Crafton, a native of Japan who befriended Noriko Savoie during her short time in Tennessee, said her friend tried to get a divorce while the couple still lived in Japan, but her husband had refused and later persuaded her to move to the U.S. with the children.
“Everything was provided so she could begin a new lifestyle, but right after that he gave her divorce papers,” Crafton said. “So basically she was trapped.”
Although financially stable — she was awarded close to $800,000 in cash as well as other support in the divorce — Noriko Savoie was not free to return to Japan. She was given primary custody of the children, but her ex-husband was also awarded time with them.
She felt mistreated by the courts and emotionally abused by her ex-husband, Crafton said.

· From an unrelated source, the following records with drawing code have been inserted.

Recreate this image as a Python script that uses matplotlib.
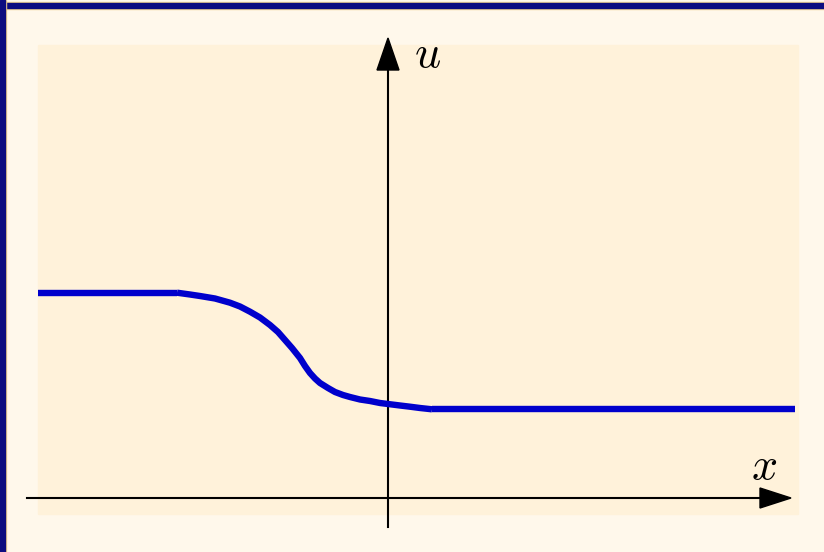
import matplotlib.pyplot as plt
from matplotlib.patches import Rectangle, Polygon

plt.rcParams['mathtext.fontset'] = 'cm'

# left state, transition profile, right state
x_left = [-3.50, -2.11]
u_left = [2.055, 2.055]
x_mid = [-2.11, -1.98, -1.88, -1.73, -1.58, -1.48, -1.38, -1.28, -1.18,
         -1.10, -1.03, -0.96, -0.88, -0.83, -0.78, -0.73, -0.68, -0.60,
         -0.53, -0.45, -0.38, -0.28, -0.18, -0.08, 0.00, 0.12, 0.22,
         0.32, 0.44]
u_mid = [2.053, 2.035, 2.02, 1.995, 1.953, 1.915, 1.863, 1.805, 1.73,
         1.66, 1.58, 1.50, 1.40, 1.32, 1.25, 1.195, 1.15, 1.10,
         1.06, 1.03, 1.01, 0.985, 0.97, 0.95, 0.94, 0.925, 0.913,
         0.90, 0.887]
x_right = [0.44, 4.07]
u_right = [0.887, 0.887]

outer_bg = '#fff8eb'
inner_bg = '#fff2da'
navy = '#0c0c80'
blue = '#0000cc'

fig = plt.figure(figsize=(8.24, 5.52), dpi=100)
fig.patch.set_facecolor(outer_bg)

# frame decoration along the top and left edges
for r in [Rectangle((0, 1 - 9 / 552), 1, 7 / 552, color='#f3d38f'),
          Rectangle((0, 1 - 8 / 552), 1, 5 / 552, color=navy),
          Rectangle((0, 0), 6 / 824, 1, color='#f3d38f'),
          Rectangle((0, 0), 5 / 824, 1, color=navy)]:
    r.set_transform(fig.transFigure)
    fig.patches.append(r)

ax = fig.add_axes([0, 0, 1, 1])
ax.set_xlim(-3.88, 4.36)
ax.set_ylim(-0.54, 4.98)
ax.axis('off')

ax.add_patch(Rectangle((-3.50, -0.16), 7.60, 4.69, color=inner_bg, zorder=0))

# coordinate axes with triangular heads
ax.plot([-3.61, 3.75], [0, 0], color='black', lw=1.5, zorder=2)
ax.add_patch(Polygon([[3.72, 0.10], [4.03, 0], [3.72, -0.10]],
                     closed=True, color='black', zorder=2))
ax.plot([0, 0], [-0.29, 4.30], color='black', lw=1.5, zorder=2)
ax.add_patch(Polygon([[-0.11, 4.28], [0, 4.60], [0.11, 4.28]],
                     closed=True, color='black', zorder=2))

ax.text(0.40, 4.44, '$u$', fontsize=33, ha='center', va='center')
ax.text(3.76, 0.31, '$x$', fontsize=33, ha='center', va='center')

for xs, us in [(x_left, u_left), (x_mid, u_mid), (x_right, u_right)]:
    ax.plot(xs, us, color=blue, lw=4.6, solid_capstyle='butt',
            solid_joinstyle='round', zorder=3)

fig.savefig('out.png', dpi=100, facecolor=outer_bg)
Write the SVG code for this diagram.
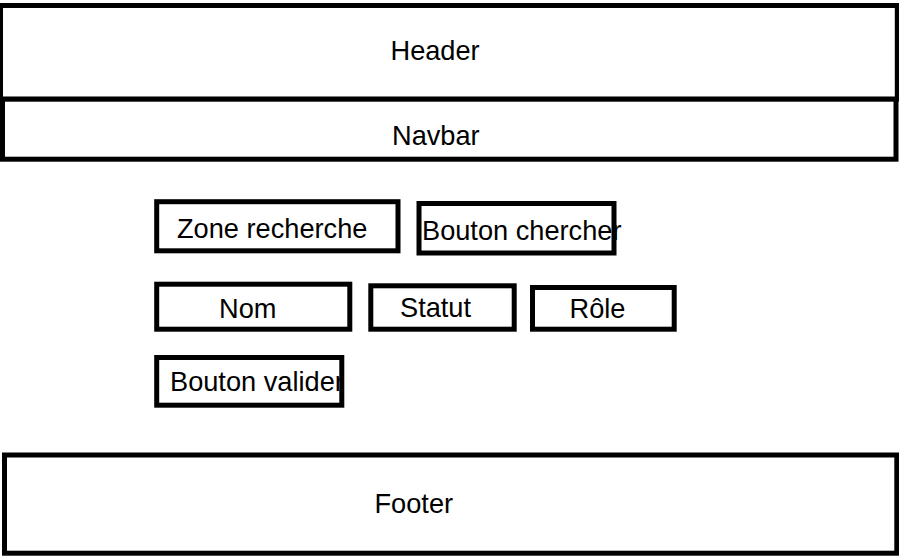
<svg xmlns="http://www.w3.org/2000/svg" width="899" height="556" viewBox="0 0 899 556">
<style>
.box{fill:#fff;stroke:#000;stroke-width:5}
.lbl{font-family:"Liberation Sans",Arial,sans-serif;font-size:27.2px;fill:#000}
</style>
<rect x="0" y="0" width="899" height="556" fill="#fff"/>
<g id="header"><rect class="box" x="0.5" y="5.5" width="896.8" height="93.7"/><text class="lbl" x="390.5" y="60">Header</text></g>
<g id="navbar"><rect class="box" x="2.5" y="99.2" width="893.5" height="60"/><text class="lbl" x="392" y="145">Navbar</text></g>
<g id="zone-recherche"><rect class="box" x="156.7" y="201.7" width="241.3" height="49.1"/><text class="lbl" x="177" y="238.3">Zone recherche</text></g>
<g id="bouton-chercher"><rect class="box" x="419" y="203.5" width="195" height="49.5"/><text class="lbl" x="422" y="240">Bouton chercher</text></g>
<g id="nom"><rect class="box" x="156.7" y="284.2" width="193.1" height="45"/><text class="lbl" x="219" y="318.3">Nom</text></g>
<g id="statut"><rect class="box" x="370.8" y="285.8" width="143.4" height="43.4"/><text class="lbl" x="400" y="316.7">Statut</text></g>
<g id="role"><rect class="box" x="532.5" y="287.5" width="141.7" height="41.7"/><text class="lbl" x="569.5" y="318.3">Rôle</text></g>
<g id="bouton-valider"><rect class="box" x="156.7" y="357.5" width="185.1" height="47.7"/><text class="lbl" x="170" y="391">Bouton valider</text></g>
<g id="footer"><rect class="box" x="4.5" y="455" width="892.3" height="98.2"/><text class="lbl" x="374.5" y="513.3">Footer</text></g>
<g id="connectors"></g>
</svg>
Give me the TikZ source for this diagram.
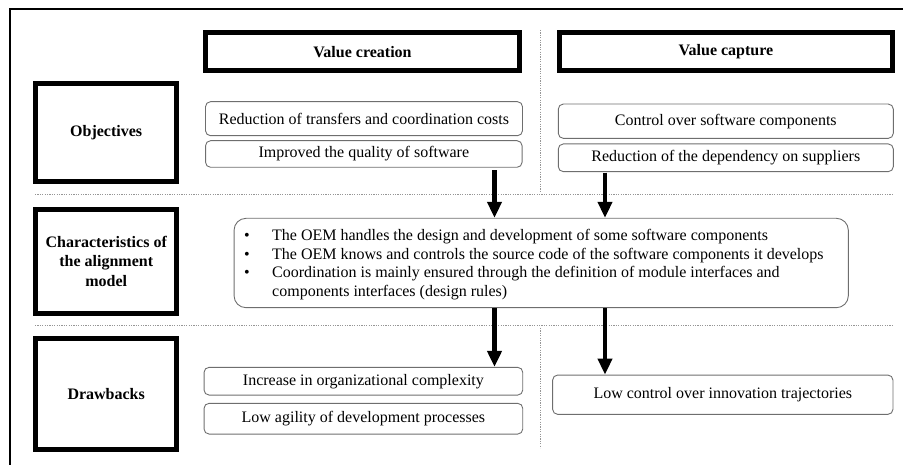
\documentclass[tikz,border=0pt]{standalone}
\usepackage{fontspec}
\setmainfont{Liberation Serif}
\usetikzlibrary{arrows.meta}
\definecolor{boxgray}{RGB}{110,110,110}
\definecolor{dotgray}{RGB}{150,150,150}
\begin{document}
\begin{tikzpicture}[x=1pt,y=-1pt,
  thickbox/.style={draw=black,line width=5pt,inner sep=0pt,align=center,font=\fontsize{16}{19.5}\selectfont\bfseries},
  softbox/.style={draw=boxgray,line width=0.9pt,rounded corners=5pt,inner sep=0pt,align=center,font=\fontsize{16}{18.7}\selectfont},
  bigarrow/.style={line width=4.5pt,-{Triangle[length=16pt,width=14pt]}},
  sep/.style={draw=dotgray,line width=0.8pt,dash pattern=on 1.2pt off 1.2pt}]
\useasboundingbox (0,0) rectangle (903,465);
% outer frame (top and left)
\draw[line width=2pt] (10,465) -- (10,9) -- (903,9);
% separators
\draw[sep] (540,30) -- (540,192);
\draw[sep] (540,328) -- (540,448);
\draw[sep] (35,194) -- (893,194);
\draw[sep] (35,325) -- (893,325);
% column headers
\node[thickbox,minimum width=313.5pt,minimum height=38.3pt] (vcr) at (362.5,51.6) {Value creation};
\node[thickbox,minimum width=333.3pt,minimum height=38.3pt] (vca) at (725.9,51.6) {Value capture};
% row headers
\node[thickbox,minimum width=140.7pt,minimum height=98.2pt] (obj) at (106.2,132.6) {Objectives};
\node[thickbox,minimum width=140.7pt,minimum height=104pt] (cha) at (106.2,261.2) {Characteristics of\\the alignment\\model};
\node[thickbox,minimum width=140.7pt,minimum height=111.6pt] (dra) at (106.2,394) {Drawbacks};
% objectives
\node[softbox,minimum width=317pt,minimum height=34pt] (A1) at (364,118.7) {Reduction of transfers and coordination costs};
\node[softbox,minimum width=316.5pt,minimum height=26.6pt] (A2) at (363.8,154) {Improved the quality of software};
\node[softbox,minimum width=335pt,minimum height=34.3pt] (B1) at (725.8,121.2) {Control over software components};
\node[softbox,minimum width=335pt,minimum height=27.7pt] (B2) at (725.8,157.8) {Reduction of the dependency on suppliers};
% characteristics
\node[softbox,rounded corners=12pt,minimum width=614.3pt,minimum height=89.4pt] (C) at (541.2,263) {};
\node[anchor=west,align=left,inner sep=0pt,font=\fontsize{16}{18.7}\selectfont] (Ct) at (244,264.5) {%
\makebox[28pt][l]{\textbullet}The OEM handles the design and development of some software components\\
\makebox[28pt][l]{\textbullet}The OEM knows and controls the source code of the software components it develops\\
\makebox[28pt][l]{\textbullet}Coordination is mainly ensured through the definition of module interfaces and\\
\hspace*{28pt}components interfaces (design rules)};
% drawbacks
\node[softbox,minimum width=318.7pt,minimum height=27.7pt] (D1) at (363.4,381.2) {Increase in organizational complexity};
\node[softbox,minimum width=318.7pt,minimum height=30.7pt] (D2) at (363.4,418.7) {Low agility of development processes};
\node[softbox,minimum width=340.3pt,minimum height=39.3pt] (E) at (722.8,394.7) {Low control over innovation trajectories};
% arrows
\coordinate (xl) at (494.5,0);
\coordinate (xr) at (605,0);
\draw[bigarrow,shorten <=2.5pt] (A2.south -| xl) -- (C.north -| xl);
\draw[bigarrow,shorten <=0.5pt] (B2.south -| xr) -- (C.north -| xr);
\draw[bigarrow] (C.south -| xl) -- (D1.north -| xl);
\draw[bigarrow] (C.south -| xr) -- (E.north -| xr);
\end{tikzpicture}
\end{document}
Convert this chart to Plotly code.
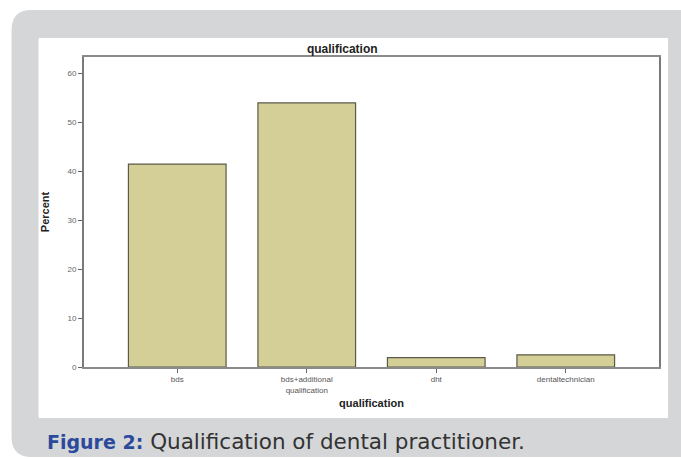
import plotly.graph_objects as go

categories = ["bds", "bds+additional<br>qualification", "dht", "dentaltechnician"]
percent = [41.5, 54.0, 1.9, 2.5]
y_ticks = [0, 10, 20, 30, 40, 50, 60]

W, H = 681, 459
L, R, T, B = 83.5, 22, 57, 92
PW, PH = W - L - R, H - T - B


def px(x):
    return (x - L) / PW


def py(y):
    return 1 - (y - T) / PH


fig = go.Figure()
fig.add_trace(go.Bar(
    x=list(range(len(categories))), y=percent, width=0.754,
    marker=dict(color="#d4cf97", line=dict(color="#5a5a4a", width=1.2)),
    hoverinfo="skip",
))

# rounded gray panel (extends past right/bottom)
x0, y0, x1, y1, rr = px(11), py(10), px(700), py(457), 20
path = (f"M {px(11 + rr)},{y0} L {x1},{y0} L {x1},{y1} L {px(11 + rr)},{y1} "
        f"Q {x0},{y1} {x0},{py(457 - rr)} L {x0},{py(10 + rr)} Q {x0},{y0} {px(11 + rr)},{y0} Z")
shapes = [
    dict(type="path", xref="paper", yref="paper", path=path,
         fillcolor="#d5d6d8", line=dict(width=0), layer="below"),
    dict(type="rect", xref="paper", yref="paper", x0=px(38), y0=py(38), x1=px(668), y1=py(418),
         fillcolor="white", line=dict(width=0), layer="below"),
]

fig.update_layout(
    width=W, height=H,
    margin=dict(l=L, r=R, t=T, b=B),
    paper_bgcolor="white",
    plot_bgcolor="#f0f0f0",
    showlegend=False,
    shapes=shapes,
    font=dict(family="Liberation Sans", color="#444"),
    title=dict(text="<b>qualification</b>", x=px(342), xref="paper", xanchor="center",
               y=1 - 49 / H, yref="container", yanchor="middle",
               font=dict(size=12, color="#222", family="Liberation Sans")),
    xaxis=dict(
        tickmode="array", tickvals=list(range(len(categories))), ticktext=categories,
        range=[-0.72, 3.72], showgrid=False, zeroline=False,
        showline=True, mirror=True, linecolor="#8a8a8a", linewidth=1.5,
        ticks="outside", ticklen=4, tickcolor="#666", tickwidth=1,
        tickfont=dict(size=8, color="#555"),
        title=dict(text="<b>qualification</b>", font=dict(size=11, color="#222"), standoff=6),
    ),
    yaxis=dict(
        range=[0, 63.4], tickvals=y_ticks, showgrid=False, zeroline=False,
        showline=True, mirror=True, linecolor="#7a7a7a", linewidth=1.8,
        ticks="outside", ticklen=4, tickcolor="#666", tickwidth=1,
        tickfont=dict(size=8, color="#666"),
        title=dict(text="<b>Percent</b>", font=dict(size=11, color="#222"), standoff=16),
    ),
    annotations=[dict(
        xref="paper", yref="paper", x=px(44), y=py(441), xanchor="left", yanchor="middle",
        showarrow=False,
        text=("<b><span style='color:#2c4a9c;font-size:19px'>Figure 2:</span></b>"
              " Qualification of dental practitioner."),
        font=dict(family="DejaVu Sans", size=21.5, color="#333"),
    )],
)

fig.write_html(
    "out.html",
    config={"displayModeBar": False},
    post_script="document.body.style.margin='0';document.body.style.overflow='hidden';",
)
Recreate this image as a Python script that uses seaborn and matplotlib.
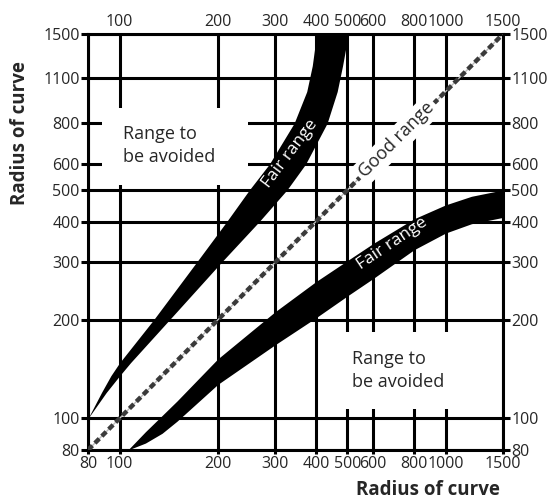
import matplotlib
matplotlib.use("Agg")
import matplotlib.pyplot as plt
import seaborn as sns
import pandas as pd
from matplotlib.patches import Rectangle
from matplotlib.ticker import NullLocator, NullFormatter

# tick values on the four sides
x_ticks = [80, 100, 200, 300, 400, 500, 600, 800, 1000, 1500]
top_ticks = [100, 200, 300, 400, 500, 600, 800, 1000, 1500]
y_ticks = [80, 100, 200, 300, 400, 500, 600, 800, 1100, 1500]

# upper "Fair range" band: left / right x edge for each radius on the y axis
upper_y = [100, 120, 135, 148, 200, 300, 400, 500, 600, 800, 1000, 1200, 1500]
upper_left = [80, 88, 94, 100, 127, 172, 213, 250, 288, 343, 375, 390, 402]
upper_right = [80, 91, 100, 108, 142, 205, 268, 326, 372, 433, 465, 483, 503]

# lower "Fair range" band: top / bottom y edge for each radius on the x axis
lower_x = [106, 120, 135, 150, 200, 300, 400, 500, 600, 800, 1000, 1200, 1500]
lower_top = [80, 91, 102, 113, 152, 212, 262, 304, 343, 408, 450, 478, 500]
lower_bottom = [80, 84, 90, 98, 127, 168, 203, 237, 268, 328, 369, 394, 412]

# "Good range" diagonal
good = pd.DataFrame({"x": [80, 1500], "y": [80, 1500]})

sns.set_style("white")
plt.rcParams["font.family"] = ["Open Sans", "DejaVu Sans"]

fig = plt.figure(figsize=(5.48, 4.99), dpi=100)
ax = fig.add_axes([88 / 548, 1 - 450 / 499, 415 / 548, 416 / 499])
ax.set_xscale("log")
ax.set_yscale("log")
ax.set_xlim(80, 1500)
ax.set_ylim(80, 1500)

ax.set_xticks(x_ticks, [str(v) for v in x_ticks])
ax.set_yticks(y_ticks, [str(v) for v in y_ticks])
ax.xaxis.set_minor_locator(NullLocator())
ax.yaxis.set_minor_locator(NullLocator())
ax.grid(True, which="major", color="black", lw=2.2)
ax.set_axisbelow(True)
for s in ax.spines.values():
    s.set_linewidth(2.2)
    s.set_color("black")
ax.tick_params(axis="y", length=5, width=2.2, pad=1, labelsize=11.5,
               direction="out", left=True, color="black")
ax.tick_params(axis="x", length=3, width=2.2, pad=1, labelsize=11.5,
               direction="out", bottom=True, color="black")

# top and right labels
secx = ax.secondary_xaxis("top")
secx.set_ticks(top_ticks, labels=[str(v) for v in top_ticks])
secx.xaxis.set_minor_locator(NullLocator())
secx.xaxis.set_minor_formatter(NullFormatter())
secx.tick_params(which="both", length=0, pad=3, labelsize=11.5)
secx.spines["top"].set_visible(False)

secy = ax.secondary_yaxis("right")
secy.set_ticks(y_ticks, labels=[str(v) for v in y_ticks])
secy.yaxis.set_minor_locator(NullLocator())
secy.yaxis.set_minor_formatter(NullFormatter())
secy.tick_params(which="major", length=5, width=2.2, pad=1, labelsize=11.5,
                 direction="out", color="black")
secy.tick_params(which="minor", length=0)
secy.spines["right"].set_visible(False)

# fair range bands
ax.fill_betweenx(upper_y, upper_left, upper_right, color="black", lw=0, zorder=2)
ax.fill_between(lower_x, lower_bottom, lower_top, color="black", lw=0, zorder=2)

# good range diagonal
sns.lineplot(data=good, x="x", y="y", ax=ax, color="#bbbbbb", lw=1, zorder=2.5)
sns.lineplot(data=good, x="x", y="y", ax=ax, color="#3a3a3a", lw=3.2,
             linestyle=(0, (1.4, 0.8)), zorder=2.6)

# white boxes hiding the grid behind the labels
ax.add_patch(Rectangle((0.034, 0.637), 0.352, 0.185, transform=ax.transAxes,
                       facecolor="white", edgecolor="none", zorder=3))
ax.add_patch(Rectangle((0.571, 0.098), 0.325, 0.186, transform=ax.transAxes,
                       facecolor="white", edgecolor="none", zorder=3))
ax.text(0.084, 0.732, "Range to\nbe avoided", transform=ax.transAxes,
        ha="left", va="center", fontsize=13, linespacing=1.35, zorder=4)
ax.text(0.636, 0.192, "Range to\nbe avoided", transform=ax.transAxes,
        ha="left", va="center", fontsize=13, linespacing=1.35, zorder=4)

ax.text(0.744, 0.745, "Good range", transform=ax.transAxes, rotation=45,
        rotation_mode="anchor", ha="center", va="center", fontsize=13,
        bbox=dict(facecolor="white", edgecolor="none", pad=2.5), zorder=4)
ax.text(0.487, 0.713, "Fair range", transform=ax.transAxes, rotation=53,
        rotation_mode="anchor", ha="center", va="center", fontsize=12.5,
        color="white", zorder=4)
ax.text(0.732, 0.497, "Fair range", transform=ax.transAxes, rotation=34,
        rotation_mode="anchor", ha="center", va="center", fontsize=12.5,
        color="white", zorder=4)

ax.set_xlabel("Radius of curve", fontsize=13.5, fontweight="bold", loc="right")
ax.xaxis.set_label_coords(0.993, -0.072)
ax.set_ylabel("Radius of curve", fontsize=13.5, fontweight="bold")
ax.yaxis.set_label_coords(-0.14, 0.762)

fig.savefig("out.png", dpi=100)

We appear to have a mess on our hands. I had originally believed it was a good thing that American media outlets had decided to give some major attention to the issue of child abductions and Japan’s non-membership in the Hague Convention, but it now looks like they made a big mistake in placing most of their focus on the complicated Savoie case. I fear that this could damage the chances of winning Japanese sympathy for this issue, something that won’t help the many other foreign parents who are seeking policy change from Japan.
Note: Kyung Lah has joined Twitter, apparently as a means of spreading the word about her exclusive interview with Savoie. This should make her more accessible to readers, and perhaps even make her aware of some of the problems with her reporting style.